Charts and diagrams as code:
_____

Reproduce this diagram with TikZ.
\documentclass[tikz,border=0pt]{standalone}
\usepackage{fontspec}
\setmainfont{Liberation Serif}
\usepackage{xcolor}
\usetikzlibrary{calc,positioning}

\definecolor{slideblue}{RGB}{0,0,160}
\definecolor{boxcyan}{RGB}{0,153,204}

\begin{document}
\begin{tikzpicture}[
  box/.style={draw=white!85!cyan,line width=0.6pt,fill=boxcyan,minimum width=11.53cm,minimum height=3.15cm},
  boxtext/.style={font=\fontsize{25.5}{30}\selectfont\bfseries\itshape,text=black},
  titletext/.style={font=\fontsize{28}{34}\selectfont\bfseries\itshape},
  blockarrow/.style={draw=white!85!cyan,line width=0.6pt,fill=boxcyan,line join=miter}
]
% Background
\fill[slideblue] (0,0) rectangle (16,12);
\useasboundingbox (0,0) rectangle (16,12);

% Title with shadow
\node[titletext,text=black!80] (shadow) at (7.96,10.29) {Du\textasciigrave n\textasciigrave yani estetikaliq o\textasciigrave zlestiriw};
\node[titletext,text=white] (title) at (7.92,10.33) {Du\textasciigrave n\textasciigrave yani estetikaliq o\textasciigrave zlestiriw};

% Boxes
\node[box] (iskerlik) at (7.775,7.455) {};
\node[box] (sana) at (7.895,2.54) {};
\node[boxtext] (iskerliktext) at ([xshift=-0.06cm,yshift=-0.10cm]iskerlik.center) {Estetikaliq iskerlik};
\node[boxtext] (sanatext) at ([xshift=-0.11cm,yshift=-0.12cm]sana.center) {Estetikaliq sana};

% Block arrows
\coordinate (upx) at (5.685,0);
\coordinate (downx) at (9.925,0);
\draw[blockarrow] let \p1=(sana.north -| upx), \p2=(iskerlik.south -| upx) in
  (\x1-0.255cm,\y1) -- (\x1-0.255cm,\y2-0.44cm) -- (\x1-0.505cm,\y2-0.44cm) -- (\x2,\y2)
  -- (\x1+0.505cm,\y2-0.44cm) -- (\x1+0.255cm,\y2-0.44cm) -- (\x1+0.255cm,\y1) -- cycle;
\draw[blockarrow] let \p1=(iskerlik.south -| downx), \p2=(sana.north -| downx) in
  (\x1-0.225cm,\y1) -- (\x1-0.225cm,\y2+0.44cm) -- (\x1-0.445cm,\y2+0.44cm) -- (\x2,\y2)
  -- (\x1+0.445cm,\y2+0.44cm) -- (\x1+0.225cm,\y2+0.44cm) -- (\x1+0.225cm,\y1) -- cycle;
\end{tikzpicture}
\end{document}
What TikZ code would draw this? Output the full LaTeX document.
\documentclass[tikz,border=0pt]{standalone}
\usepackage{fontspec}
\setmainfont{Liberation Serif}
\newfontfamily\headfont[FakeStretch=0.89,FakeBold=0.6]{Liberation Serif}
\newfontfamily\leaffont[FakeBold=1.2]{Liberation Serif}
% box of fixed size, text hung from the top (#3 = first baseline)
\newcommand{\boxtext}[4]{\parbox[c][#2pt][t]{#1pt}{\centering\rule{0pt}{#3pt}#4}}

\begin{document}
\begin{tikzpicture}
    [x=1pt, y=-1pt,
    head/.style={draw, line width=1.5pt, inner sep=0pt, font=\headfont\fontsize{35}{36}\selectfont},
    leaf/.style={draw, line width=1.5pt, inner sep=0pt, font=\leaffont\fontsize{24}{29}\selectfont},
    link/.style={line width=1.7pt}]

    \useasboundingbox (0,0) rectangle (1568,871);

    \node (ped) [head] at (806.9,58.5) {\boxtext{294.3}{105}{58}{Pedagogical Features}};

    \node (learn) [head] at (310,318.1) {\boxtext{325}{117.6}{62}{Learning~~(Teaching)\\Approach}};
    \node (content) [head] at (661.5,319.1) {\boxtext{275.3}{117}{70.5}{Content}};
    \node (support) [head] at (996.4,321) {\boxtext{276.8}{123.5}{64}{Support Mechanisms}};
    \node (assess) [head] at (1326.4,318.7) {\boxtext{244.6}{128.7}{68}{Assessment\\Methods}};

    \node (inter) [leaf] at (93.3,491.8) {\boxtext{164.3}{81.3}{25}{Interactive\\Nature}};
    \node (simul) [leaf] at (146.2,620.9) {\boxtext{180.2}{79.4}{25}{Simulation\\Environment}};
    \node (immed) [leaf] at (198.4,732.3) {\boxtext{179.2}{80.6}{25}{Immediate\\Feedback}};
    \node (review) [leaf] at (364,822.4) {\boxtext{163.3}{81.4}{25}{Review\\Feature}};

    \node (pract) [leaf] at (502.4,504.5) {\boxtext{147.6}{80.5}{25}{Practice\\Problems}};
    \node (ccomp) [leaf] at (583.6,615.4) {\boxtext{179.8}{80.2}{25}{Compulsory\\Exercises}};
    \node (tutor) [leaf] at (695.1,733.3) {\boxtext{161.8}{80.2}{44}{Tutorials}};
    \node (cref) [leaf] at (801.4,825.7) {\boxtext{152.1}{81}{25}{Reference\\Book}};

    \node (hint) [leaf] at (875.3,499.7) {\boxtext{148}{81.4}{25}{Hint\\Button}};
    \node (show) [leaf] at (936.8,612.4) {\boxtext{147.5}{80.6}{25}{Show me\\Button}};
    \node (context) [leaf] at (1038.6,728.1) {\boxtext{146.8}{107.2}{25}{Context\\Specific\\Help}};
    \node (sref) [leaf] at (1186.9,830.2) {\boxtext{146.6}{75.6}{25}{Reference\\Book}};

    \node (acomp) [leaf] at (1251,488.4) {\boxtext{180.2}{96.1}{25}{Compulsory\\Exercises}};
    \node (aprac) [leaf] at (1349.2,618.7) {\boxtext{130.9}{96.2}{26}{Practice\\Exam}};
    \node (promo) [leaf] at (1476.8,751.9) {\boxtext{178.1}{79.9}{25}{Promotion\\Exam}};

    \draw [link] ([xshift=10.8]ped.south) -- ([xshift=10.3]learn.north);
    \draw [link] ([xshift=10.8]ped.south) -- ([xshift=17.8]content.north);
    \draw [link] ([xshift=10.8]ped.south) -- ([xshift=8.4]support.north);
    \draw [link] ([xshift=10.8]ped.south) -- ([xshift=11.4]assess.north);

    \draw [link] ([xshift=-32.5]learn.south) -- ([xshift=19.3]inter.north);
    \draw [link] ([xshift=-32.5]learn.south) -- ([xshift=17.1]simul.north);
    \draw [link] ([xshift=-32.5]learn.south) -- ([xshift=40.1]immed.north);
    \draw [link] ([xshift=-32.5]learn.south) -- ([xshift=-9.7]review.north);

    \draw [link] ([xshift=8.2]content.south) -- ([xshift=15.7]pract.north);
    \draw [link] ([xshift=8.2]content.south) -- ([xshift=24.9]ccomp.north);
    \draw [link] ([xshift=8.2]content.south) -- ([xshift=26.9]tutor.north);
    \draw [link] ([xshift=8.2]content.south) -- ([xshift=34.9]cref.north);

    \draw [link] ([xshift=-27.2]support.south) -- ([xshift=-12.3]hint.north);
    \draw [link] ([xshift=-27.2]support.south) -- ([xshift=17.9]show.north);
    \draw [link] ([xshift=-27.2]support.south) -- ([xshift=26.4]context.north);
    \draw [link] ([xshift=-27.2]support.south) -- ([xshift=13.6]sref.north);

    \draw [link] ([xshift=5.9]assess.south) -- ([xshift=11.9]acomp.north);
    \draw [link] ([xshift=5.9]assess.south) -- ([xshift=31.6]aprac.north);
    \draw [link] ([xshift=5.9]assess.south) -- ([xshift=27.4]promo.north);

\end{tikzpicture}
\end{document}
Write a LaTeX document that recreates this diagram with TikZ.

_____

> _Task objective_
Word for word, restate all of the data shown above.

> _Response to this task_
Reproduce this diagram with TikZ.
\documentclass[tikz,border=0pt]{standalone}
\usepackage{fontspec}
\setmainfont{Liberation Serif}
\usepackage{xcolor}
\usetikzlibrary{calc,positioning}

\definecolor{slideblue}{RGB}{0,0,160}
\definecolor{boxcyan}{RGB}{0,153,204}

\begin{document}
\begin{tikzpicture}[
  box/.style={draw=white!85!cyan,line width=0.6pt,fill=boxcyan,minimum width=11.53cm,minimum height=3.15cm},
  boxtext/.style={font=\fontsize{25.5}{30}\selectfont\bfseries\itshape,text=black},
  titletext/.style={font=\fontsize{28}{34}\selectfont\bfseries\itshape},
  blockarrow/.style={draw=white!85!cyan,line width=0.6pt,fill=boxcyan,line join=miter}
]
% Background
\fill[slideblue] (0,0) rectangle (16,12);
\useasboundingbox (0,0) rectangle (16,12);

% Title with shadow
\node[titletext,text=black!80] (shadow) at (7.96,10.29) {Du\textasciigrave n\textasciigrave yani estetikaliq o\textasciigrave zlestiriw};
\node[titletext,text=white] (title) at (7.92,10.33) {Du\textasciigrave n\textasciigrave yani estetikaliq o\textasciigrave zlestiriw};

% Boxes
\node[box] (iskerlik) at (7.775,7.455) {};
\node[box] (sana) at (7.895,2.54) {};
\node[boxtext] (iskerliktext) at ([xshift=-0.06cm,yshift=-0.10cm]iskerlik.center) {Estetikaliq iskerlik};
\node[boxtext] (sanatext) at ([xshift=-0.11cm,yshift=-0.12cm]sana.center) {Estetikaliq sana};

% Block arrows
\coordinate (upx) at (5.685,0);
\coordinate (downx) at (9.925,0);
\draw[blockarrow] let \p1=(sana.north -| upx), \p2=(iskerlik.south -| upx) in
  (\x1-0.255cm,\y1) -- (\x1-0.255cm,\y2-0.44cm) -- (\x1-0.505cm,\y2-0.44cm) -- (\x2,\y2)
  -- (\x1+0.505cm,\y2-0.44cm) -- (\x1+0.255cm,\y2-0.44cm) -- (\x1+0.255cm,\y1) -- cycle;
\draw[blockarrow] let \p1=(iskerlik.south -| downx), \p2=(sana.north -| downx) in
  (\x1-0.225cm,\y1) -- (\x1-0.225cm,\y2+0.44cm) -- (\x1-0.445cm,\y2+0.44cm) -- (\x2,\y2)
  -- (\x1+0.445cm,\y2+0.44cm) -- (\x1+0.225cm,\y2+0.44cm) -- (\x1+0.225cm,\y1) -- cycle;
\end{tikzpicture}
\end{document}
What TikZ code would draw this? Output the full LaTeX document.
\documentclass[tikz,border=0pt]{standalone}
\usepackage{fontspec}
\setmainfont{Liberation Serif}
\newfontfamily\headfont[FakeStretch=0.89,FakeBold=0.6]{Liberation Serif}
\newfontfamily\leaffont[FakeBold=1.2]{Liberation Serif}
% box of fixed size, text hung from the top (#3 = first baseline)
\newcommand{\boxtext}[4]{\parbox[c][#2pt][t]{#1pt}{\centering\rule{0pt}{#3pt}#4}}

\begin{document}
\begin{tikzpicture}
    [x=1pt, y=-1pt,
    head/.style={draw, line width=1.5pt, inner sep=0pt, font=\headfont\fontsize{35}{36}\selectfont},
    leaf/.style={draw, line width=1.5pt, inner sep=0pt, font=\leaffont\fontsize{24}{29}\selectfont},
    link/.style={line width=1.7pt}]

    \useasboundingbox (0,0) rectangle (1568,871);

    \node (ped) [head] at (806.9,58.5) {\boxtext{294.3}{105}{58}{Pedagogical Features}};

    \node (learn) [head] at (310,318.1) {\boxtext{325}{117.6}{62}{Learning~~(Teaching)\\Approach}};
    \node (content) [head] at (661.5,319.1) {\boxtext{275.3}{117}{70.5}{Content}};
    \node (support) [head] at (996.4,321) {\boxtext{276.8}{123.5}{64}{Support Mechanisms}};
    \node (assess) [head] at (1326.4,318.7) {\boxtext{244.6}{128.7}{68}{Assessment\\Methods}};

    \node (inter) [leaf] at (93.3,491.8) {\boxtext{164.3}{81.3}{25}{Interactive\\Nature}};
    \node (simul) [leaf] at (146.2,620.9) {\boxtext{180.2}{79.4}{25}{Simulation\\Environment}};
    \node (immed) [leaf] at (198.4,732.3) {\boxtext{179.2}{80.6}{25}{Immediate\\Feedback}};
    \node (review) [leaf] at (364,822.4) {\boxtext{163.3}{81.4}{25}{Review\\Feature}};

    \node (pract) [leaf] at (502.4,504.5) {\boxtext{147.6}{80.5}{25}{Practice\\Problems}};
    \node (ccomp) [leaf] at (583.6,615.4) {\boxtext{179.8}{80.2}{25}{Compulsory\\Exercises}};
    \node (tutor) [leaf] at (695.1,733.3) {\boxtext{161.8}{80.2}{44}{Tutorials}};
    \node (cref) [leaf] at (801.4,825.7) {\boxtext{152.1}{81}{25}{Reference\\Book}};

    \node (hint) [leaf] at (875.3,499.7) {\boxtext{148}{81.4}{25}{Hint\\Button}};
    \node (show) [leaf] at (936.8,612.4) {\boxtext{147.5}{80.6}{25}{Show me\\Button}};
    \node (context) [leaf] at (1038.6,728.1) {\boxtext{146.8}{107.2}{25}{Context\\Specific\\Help}};
    \node (sref) [leaf] at (1186.9,830.2) {\boxtext{146.6}{75.6}{25}{Reference\\Book}};

    \node (acomp) [leaf] at (1251,488.4) {\boxtext{180.2}{96.1}{25}{Compulsory\\Exercises}};
    \node (aprac) [leaf] at (1349.2,618.7) {\boxtext{130.9}{96.2}{26}{Practice\\Exam}};
    \node (promo) [leaf] at (1476.8,751.9) {\boxtext{178.1}{79.9}{25}{Promotion\\Exam}};

    \draw [link] ([xshift=10.8]ped.south) -- ([xshift=10.3]learn.north);
    \draw [link] ([xshift=10.8]ped.south) -- ([xshift=17.8]content.north);
    \draw [link] ([xshift=10.8]ped.south) -- ([xshift=8.4]support.north);
    \draw [link] ([xshift=10.8]ped.south) -- ([xshift=11.4]assess.north);

    \draw [link] ([xshift=-32.5]learn.south) -- ([xshift=19.3]inter.north);
    \draw [link] ([xshift=-32.5]learn.south) -- ([xshift=17.1]simul.north);
    \draw [link] ([xshift=-32.5]learn.south) -- ([xshift=40.1]immed.north);
    \draw [link] ([xshift=-32.5]learn.south) -- ([xshift=-9.7]review.north);

    \draw [link] ([xshift=8.2]content.south) -- ([xshift=15.7]pract.north);
    \draw [link] ([xshift=8.2]content.south) -- ([xshift=24.9]ccomp.north);
    \draw [link] ([xshift=8.2]content.south) -- ([xshift=26.9]tutor.north);
    \draw [link] ([xshift=8.2]content.south) -- ([xshift=34.9]cref.north);

    \draw [link] ([xshift=-27.2]support.south) -- ([xshift=-12.3]hint.north);
    \draw [link] ([xshift=-27.2]support.south) -- ([xshift=17.9]show.north);
    \draw [link] ([xshift=-27.2]support.south) -- ([xshift=26.4]context.north);
    \draw [link] ([xshift=-27.2]support.south) -- ([xshift=13.6]sref.north);

    \draw [link] ([xshift=5.9]assess.south) -- ([xshift=11.9]acomp.north);
    \draw [link] ([xshift=5.9]assess.south) -- ([xshift=31.6]aprac.north);
    \draw [link] ([xshift=5.9]assess.south) -- ([xshift=27.4]promo.north);

\end{tikzpicture}
\end{document}
Write a LaTeX document that recreates this diagram with TikZ.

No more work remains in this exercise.